**WHAT THE TASK ASKS**
Copy nothing but the text: reproduce each line of the listing exactly and leave the pictures out.

**PROVIDED MATERIAL**
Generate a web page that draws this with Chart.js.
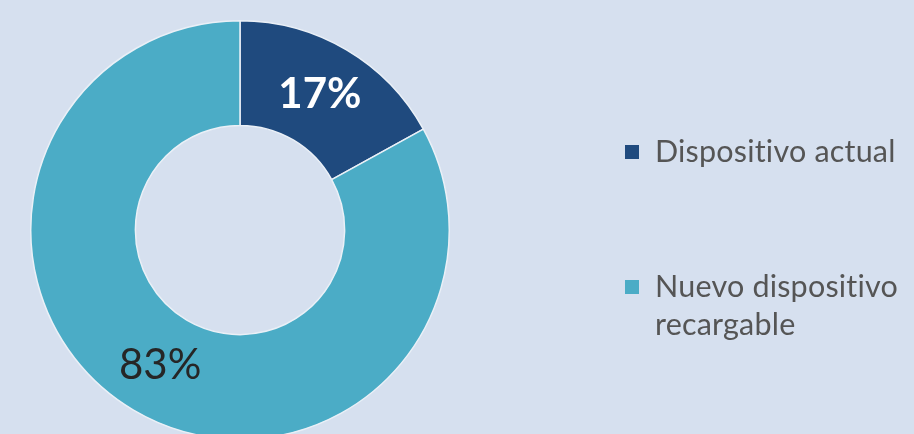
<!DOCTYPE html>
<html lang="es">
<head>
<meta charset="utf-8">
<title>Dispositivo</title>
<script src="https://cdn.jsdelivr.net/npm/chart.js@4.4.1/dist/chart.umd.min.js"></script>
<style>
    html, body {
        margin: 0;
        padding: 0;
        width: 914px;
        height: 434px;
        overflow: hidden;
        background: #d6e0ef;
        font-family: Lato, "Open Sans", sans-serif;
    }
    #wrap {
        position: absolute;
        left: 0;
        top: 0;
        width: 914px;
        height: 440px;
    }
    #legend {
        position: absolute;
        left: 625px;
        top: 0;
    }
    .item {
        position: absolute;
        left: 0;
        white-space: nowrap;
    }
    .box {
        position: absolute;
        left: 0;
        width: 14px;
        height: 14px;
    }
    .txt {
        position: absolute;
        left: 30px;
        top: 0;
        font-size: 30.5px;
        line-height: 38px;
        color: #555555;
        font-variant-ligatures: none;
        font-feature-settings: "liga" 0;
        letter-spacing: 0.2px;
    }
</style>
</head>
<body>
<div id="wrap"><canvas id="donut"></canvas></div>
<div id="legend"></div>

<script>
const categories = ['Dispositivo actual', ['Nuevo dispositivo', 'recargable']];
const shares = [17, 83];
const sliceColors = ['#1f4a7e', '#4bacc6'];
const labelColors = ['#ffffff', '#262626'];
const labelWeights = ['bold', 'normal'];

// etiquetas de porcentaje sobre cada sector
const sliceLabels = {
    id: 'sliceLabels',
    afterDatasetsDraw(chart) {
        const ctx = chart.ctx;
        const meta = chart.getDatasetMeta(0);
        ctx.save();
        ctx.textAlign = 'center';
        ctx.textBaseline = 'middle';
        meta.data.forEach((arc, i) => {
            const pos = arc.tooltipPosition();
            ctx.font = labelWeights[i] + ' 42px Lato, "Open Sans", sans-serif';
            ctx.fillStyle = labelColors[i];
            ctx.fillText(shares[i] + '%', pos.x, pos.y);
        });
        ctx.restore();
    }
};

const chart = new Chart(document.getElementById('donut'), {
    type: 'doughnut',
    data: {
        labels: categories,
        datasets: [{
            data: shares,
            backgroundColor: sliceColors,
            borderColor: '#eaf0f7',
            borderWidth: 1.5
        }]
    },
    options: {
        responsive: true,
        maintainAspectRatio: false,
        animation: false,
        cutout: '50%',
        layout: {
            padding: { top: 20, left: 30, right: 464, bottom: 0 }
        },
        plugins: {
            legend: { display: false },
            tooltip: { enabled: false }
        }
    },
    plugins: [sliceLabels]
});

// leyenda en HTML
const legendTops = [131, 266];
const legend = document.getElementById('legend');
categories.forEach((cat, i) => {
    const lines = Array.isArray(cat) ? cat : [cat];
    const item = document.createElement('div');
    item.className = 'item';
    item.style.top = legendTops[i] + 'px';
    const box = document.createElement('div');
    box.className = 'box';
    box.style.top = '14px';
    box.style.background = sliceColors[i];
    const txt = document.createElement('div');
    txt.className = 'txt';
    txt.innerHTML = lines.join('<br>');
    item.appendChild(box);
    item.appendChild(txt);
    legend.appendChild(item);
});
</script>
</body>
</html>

**RESULT FOR THIS TASK**
Generate a web page that draws this with Chart.js.
<!DOCTYPE html>
<html lang="es">
<head>
<meta charset="utf-8">
<title>Dispositivo</title>
<script src="https://cdn.jsdelivr.net/npm/chart.js@4.4.1/dist/chart.umd.min.js"></script>
<style>
    html, body {
        margin: 0;
        padding: 0;
        width: 914px;
        height: 434px;
        overflow: hidden;
        background: #d6e0ef;
        font-family: Lato, "Open Sans", sans-serif;
    }
    #wrap {
        position: absolute;
        left: 0;
        top: 0;
        width: 914px;
        height: 440px;
    }
    #legend {
        position: absolute;
        left: 625px;
        top: 0;
    }
    .item {
        position: absolute;
        left: 0;
        white-space: nowrap;
    }
    .box {
        position: absolute;
        left: 0;
        width: 14px;
        height: 14px;
    }
    .txt {
        position: absolute;
        left: 30px;
        top: 0;
        font-size: 30.5px;
        line-height: 38px;
        color: #555555;
        font-variant-ligatures: none;
        font-feature-settings: "liga" 0;
        letter-spacing: 0.2px;
    }
</style>
</head>
<body>
<div id="wrap"><canvas id="donut"></canvas></div>
<div id="legend"></div>

<script>
const categories = ['Dispositivo actual', ['Nuevo dispositivo', 'recargable']];
const shares = [17, 83];
const sliceColors = ['#1f4a7e', '#4bacc6'];
const labelColors = ['#ffffff', '#262626'];
const labelWeights = ['bold', 'normal'];

// etiquetas de porcentaje sobre cada sector
const sliceLabels = {
    id: 'sliceLabels',
    afterDatasetsDraw(chart) {
        const ctx = chart.ctx;
        const meta = chart.getDatasetMeta(0);
        ctx.save();
        ctx.textAlign = 'center';
        ctx.textBaseline = 'middle';
        meta.data.forEach((arc, i) => {
            const pos = arc.tooltipPosition();
            ctx.font = labelWeights[i] + ' 42px Lato, "Open Sans", sans-serif';
            ctx.fillStyle = labelColors[i];
            ctx.fillText(shares[i] + '%', pos.x, pos.y);
        });
        ctx.restore();
    }
};

const chart = new Chart(document.getElementById('donut'), {
    type: 'doughnut',
    data: {
        labels: categories,
        datasets: [{
            data: shares,
            backgroundColor: sliceColors,
            borderColor: '#eaf0f7',
            borderWidth: 1.5
        }]
    },
    options: {
        responsive: true,
        maintainAspectRatio: false,
        animation: false,
        cutout: '50%',
        layout: {
            padding: { top: 20, left: 30, right: 464, bottom: 0 }
        },
        plugins: {
            legend: { display: false },
            tooltip: { enabled: false }
        }
    },
    plugins: [sliceLabels]
});

// leyenda en HTML
const legendTops = [131, 266];
const legend = document.getElementById('legend');
categories.forEach((cat, i) => {
    const lines = Array.isArray(cat) ? cat : [cat];
    const item = document.createElement('div');
    item.className = 'item';
    item.style.top = legendTops[i] + 'px';
    const box = document.createElement('div');
    box.className = 'box';
    box.style.top = '14px';
    box.style.background = sliceColors[i];
    const txt = document.createElement('div');
    txt.className = 'txt';
    txt.innerHTML = lines.join('<br>');
    item.appendChild(box);
    item.appendChild(txt);
    legend.appendChild(item);
});
</script>
</body>
</html>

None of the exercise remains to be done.